Paul G <paul@rusko.us> wrote:

> ----- Original Message ----- 
> From: "Eric Rescorla" <ekr@rtfm.com>
> To: <Valdis.Kletnieks@vt.edu>
> Cc: "Sean Donelan" <sean@donelan.com>; "'Nanog'" <nanog@merit.edu>
> Sent: Thursday, June 10, 2004 2:37 PM
> Subject: Re: AV/FW Adoption Sudies
> 
> -- snip ---
> 
> > If we assume that the black hats aren't vastly more
> > capable than the white hats, then it seems reasonable to believe that
> > the probability of the black hats having found any particular
> > vulnerability is also relatively small.
> 
> and yet, some of the most damaging vulns were kept secret for months before
> they got leaked and published. i won't pretend to have the answer, but fact
> remains fact.

I don't think that this contradicts what I was saying.

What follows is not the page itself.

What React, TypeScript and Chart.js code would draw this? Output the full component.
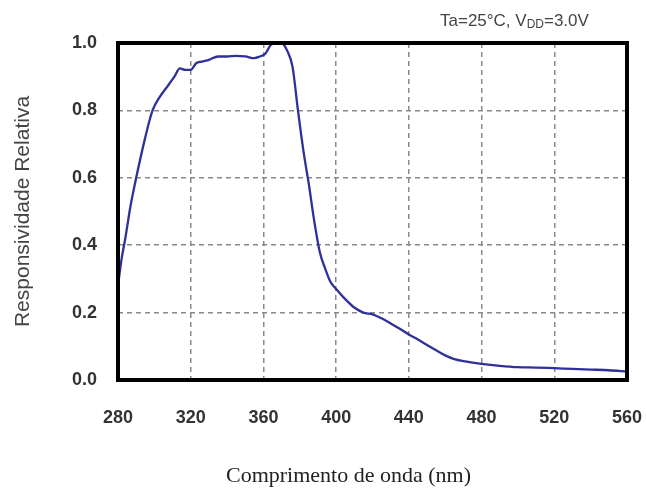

My hypothesis is that the sets of bugs independently found by white
hats and black hats are basically disjoint. So, you'd definitely
expect that there were bugs found by the black hats and then used as
zero-days and eventually leaked to the white hats. So, what you
describe above is pretty much what one would expect.